Given task:
Write the records out again exactly, leaving no images in.

Rows:
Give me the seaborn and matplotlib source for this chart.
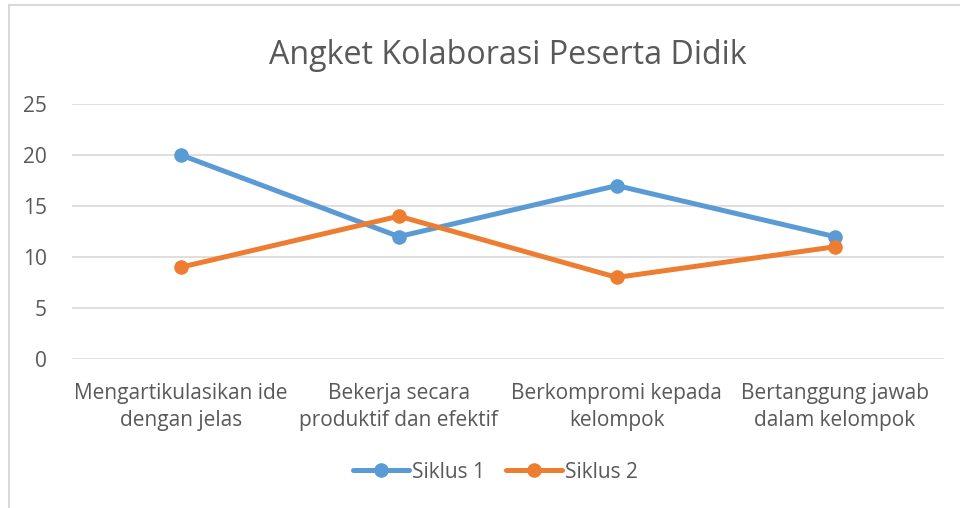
import matplotlib
matplotlib.use("Agg")
import matplotlib.pyplot as plt
import matplotlib.patches as mpatches
import pandas as pd
import seaborn as sns

categories = [
    "Mengartikulasikan ide\ndengan jelas",
    "Bekerja secara\nproduktif dan efektif",
    "Berkompromi kepada\nkelompok",
    "Bertanggung jawab\ndalam kelompok",
]
siklus_1 = [20, 12, 17, 12]
siklus_2 = [9, 14, 8, 11]
series_names = ["Siklus 1", "Siklus 2"]
colors = ["#5b9bd5", "#ed7d31"]
y_ticks = [0, 5, 10, 15, 20, 25]

df = pd.DataFrame({
    "kategori": categories * 2,
    "nilai": siklus_1 + siklus_2,
    "siklus": [series_names[0]] * 4 + [series_names[1]] * 4,
})

sns.set_style("white")
plt.rcParams["font.family"] = ["Open Sans", "DejaVu Sans"]
text_color = "#595959"

fig = plt.figure(figsize=(9.6, 5.08), dpi=100)
ax = fig.add_axes([0.075, 0.2933, 0.908, 0.502])

sns.lineplot(
    data=df, x="kategori", y="nilai", hue="siklus", palette=colors,
    marker="o", markersize=10.5, markeredgewidth=0, linewidth=3.6,
    sort=False, ax=ax,
)

ax.set_xlim(-0.5, 3.5)
ax.set_ylim(0, 25)
ax.set_yticks(y_ticks)
ax.grid(axis="y", color="#d9d9d9", linewidth=1.2)
ax.set_axisbelow(True)
for s in ax.spines.values():
    s.set_visible(False)
ax.tick_params(axis="both", length=0, labelsize=15, colors=text_color)
ax.tick_params(axis="x", pad=17)
ax.tick_params(axis="y", pad=18)
for lbl in ax.get_xticklabels():
    lbl.set_linespacing(1.4)
ax.set_xlabel("")
ax.set_ylabel("")
ax.set_title("Angket Kolaborasi Peserta Didik", fontsize=23.2, color=text_color, pad=29)

handles, labels = ax.get_legend_handles_labels()
ax.legend(
    handles, labels, loc="center", bbox_to_anchor=(0.516, (508 - 472) / 508),
    bbox_transform=fig.transFigure, ncol=2, frameon=False, fontsize=15,
    labelcolor=text_color, handlelength=2.7, handletextpad=0.15, columnspacing=1.0,
)

# chart border (cropped on right and bottom)
fig.patches.append(mpatches.Rectangle(
    (9 / 960, -0.1), 1.2, 1 - 5 / 508 + 0.1, transform=fig.transFigure,
    fill=False, edgecolor="#d9d9d9", linewidth=1.5,
))

fig.savefig("out.png", dpi=100)
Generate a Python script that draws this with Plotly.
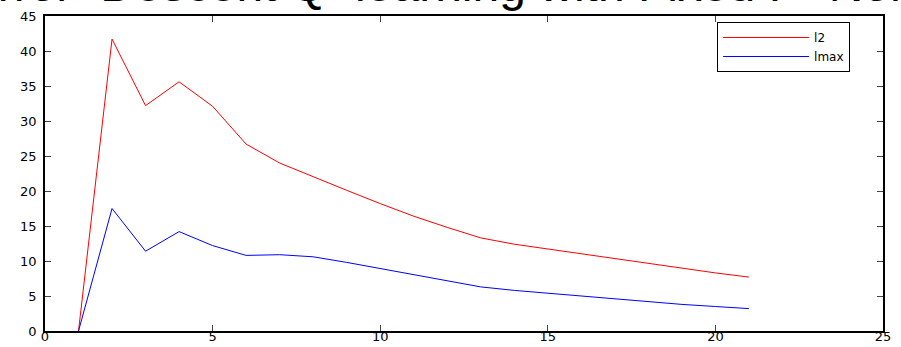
import plotly.graph_objects as go

iterations = list(range(1, 22))
l2_values = [0, 41.7, 32.2, 35.6, 32.1, 26.7, 24.0, 22.0, 20.1, 18.2, 16.4,
             14.8, 13.3, 12.4, 11.7, 11.0, 10.3, 9.6, 8.9, 8.3, 7.7]
lmax_values = [0, 17.5, 11.4, 14.2, 12.2, 10.8, 10.9, 10.6, 9.8, 8.9, 8.0,
               7.1, 6.3, 5.8, 5.4, 4.9, 4.6, 4.2, 3.8, 3.5, 3.2]
series_names = ["l2", "lmax"]
title_text = "Mirror\u2212Descent Q\u2212learning with Fixed P=Normal"

fig = go.Figure()
fig.add_trace(go.Scatter(x=iterations, y=l2_values, mode="lines", name=series_names[0],
                         line=dict(color="#ff0000", width=1)))
fig.add_trace(go.Scatter(x=iterations, y=lmax_values, mode="lines", name=series_names[1],
                         line=dict(color="#0000ff", width=1)))

axis_common = dict(showline=True, linecolor="black", linewidth=1.5, mirror="ticks",
                   ticks="inside", ticklen=6, tickcolor="#444", tickwidth=1,
                   showgrid=False, zeroline=False, automargin=False,
                   tickfont=dict(family="DejaVu Sans", size=13, color="black"))

fig.update_xaxes(range=[0, 25], dtick=5, tick0=0, ticklabelstandoff=-7, **axis_common)
fig.update_yaxes(range=[0, 45], dtick=5, tick0=0, ticklabelstandoff=4, **axis_common)

fig.add_annotation(text=title_text, xref="paper", yref="paper",
                   x=-0.1193, y=1.008, xanchor="left", yanchor="bottom",
                   showarrow=False,
                   font=dict(family="Liberation Sans", size=48, color="black"))

fig.update_layout(
    width=901, height=347,
    margin=dict(l=45, r=18, t=16, b=16),
    paper_bgcolor="white", plot_bgcolor="white",
    showlegend=True,
    hovermode=False,
    legend=dict(x=0.802, y=0.981, xanchor="left", yanchor="top",
                bgcolor="white", bordercolor="black", borderwidth=1,
                itemwidth=86, tracegroupgap=0,
                font=dict(family="DejaVu Sans", size=12, color="black")),
)

# remove the default page margin so the 901x347 figure fills the window exactly
fig.write_html("out.html", config={"displayModeBar": False},
               post_script="document.body.style.margin='0';")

The response:
Give me the seaborn and matplotlib source for this chart.
import matplotlib
matplotlib.use("Agg")
import matplotlib.pyplot as plt
import matplotlib.patches as mpatches
import pandas as pd
import seaborn as sns

categories = [
    "Mengartikulasikan ide\ndengan jelas",
    "Bekerja secara\nproduktif dan efektif",
    "Berkompromi kepada\nkelompok",
    "Bertanggung jawab\ndalam kelompok",
]
siklus_1 = [20, 12, 17, 12]
siklus_2 = [9, 14, 8, 11]
series_names = ["Siklus 1", "Siklus 2"]
colors = ["#5b9bd5", "#ed7d31"]
y_ticks = [0, 5, 10, 15, 20, 25]

df = pd.DataFrame({
    "kategori": categories * 2,
    "nilai": siklus_1 + siklus_2,
    "siklus": [series_names[0]] * 4 + [series_names[1]] * 4,
})

sns.set_style("white")
plt.rcParams["font.family"] = ["Open Sans", "DejaVu Sans"]
text_color = "#595959"

fig = plt.figure(figsize=(9.6, 5.08), dpi=100)
ax = fig.add_axes([0.075, 0.2933, 0.908, 0.502])

sns.lineplot(
    data=df, x="kategori", y="nilai", hue="siklus", palette=colors,
    marker="o", markersize=10.5, markeredgewidth=0, linewidth=3.6,
    sort=False, ax=ax,
)

ax.set_xlim(-0.5, 3.5)
ax.set_ylim(0, 25)
ax.set_yticks(y_ticks)
ax.grid(axis="y", color="#d9d9d9", linewidth=1.2)
ax.set_axisbelow(True)
for s in ax.spines.values():
    s.set_visible(False)
ax.tick_params(axis="both", length=0, labelsize=15, colors=text_color)
ax.tick_params(axis="x", pad=17)
ax.tick_params(axis="y", pad=18)
for lbl in ax.get_xticklabels():
    lbl.set_linespacing(1.4)
ax.set_xlabel("")
ax.set_ylabel("")
ax.set_title("Angket Kolaborasi Peserta Didik", fontsize=23.2, color=text_color, pad=29)

handles, labels = ax.get_legend_handles_labels()
ax.legend(
    handles, labels, loc="center", bbox_to_anchor=(0.516, (508 - 472) / 508),
    bbox_transform=fig.transFigure, ncol=2, frameon=False, fontsize=15,
    labelcolor=text_color, handlelength=2.7, handletextpad=0.15, columnspacing=1.0,
)

# chart border (cropped on right and bottom)
fig.patches.append(mpatches.Rectangle(
    (9 / 960, -0.1), 1.2, 1 - 5 / 508 + 0.1, transform=fig.transFigure,
    fill=False, edgecolor="#d9d9d9", linewidth=1.5,
))

fig.savefig("out.png", dpi=100)
Generate a Python script that draws this with Plotly.
import plotly.graph_objects as go

iterations = list(range(1, 22))
l2_values = [0, 41.7, 32.2, 35.6, 32.1, 26.7, 24.0, 22.0, 20.1, 18.2, 16.4,
             14.8, 13.3, 12.4, 11.7, 11.0, 10.3, 9.6, 8.9, 8.3, 7.7]
lmax_values = [0, 17.5, 11.4, 14.2, 12.2, 10.8, 10.9, 10.6, 9.8, 8.9, 8.0,
               7.1, 6.3, 5.8, 5.4, 4.9, 4.6, 4.2, 3.8, 3.5, 3.2]
series_names = ["l2", "lmax"]
title_text = "Mirror\u2212Descent Q\u2212learning with Fixed P=Normal"

fig = go.Figure()
fig.add_trace(go.Scatter(x=iterations, y=l2_values, mode="lines", name=series_names[0],
                         line=dict(color="#ff0000", width=1)))
fig.add_trace(go.Scatter(x=iterations, y=lmax_values, mode="lines", name=series_names[1],
                         line=dict(color="#0000ff", width=1)))

axis_common = dict(showline=True, linecolor="black", linewidth=1.5, mirror="ticks",
                   ticks="inside", ticklen=6, tickcolor="#444", tickwidth=1,
                   showgrid=False, zeroline=False, automargin=False,
                   tickfont=dict(family="DejaVu Sans", size=13, color="black"))

fig.update_xaxes(range=[0, 25], dtick=5, tick0=0, ticklabelstandoff=-7, **axis_common)
fig.update_yaxes(range=[0, 45], dtick=5, tick0=0, ticklabelstandoff=4, **axis_common)

fig.add_annotation(text=title_text, xref="paper", yref="paper",
                   x=-0.1193, y=1.008, xanchor="left", yanchor="bottom",
                   showarrow=False,
                   font=dict(family="Liberation Sans", size=48, color="black"))

fig.update_layout(
    width=901, height=347,
    margin=dict(l=45, r=18, t=16, b=16),
    paper_bgcolor="white", plot_bgcolor="white",
    showlegend=True,
    hovermode=False,
    legend=dict(x=0.802, y=0.981, xanchor="left", yanchor="top",
                bgcolor="white", bordercolor="black", borderwidth=1,
                itemwidth=86, tracegroupgap=0,
                font=dict(family="DejaVu Sans", size=12, color="black")),
)

# remove the default page margin so the 901x347 figure fills the window exactly
fig.write_html("out.html", config={"displayModeBar": False},
               post_script="document.body.style.margin='0';")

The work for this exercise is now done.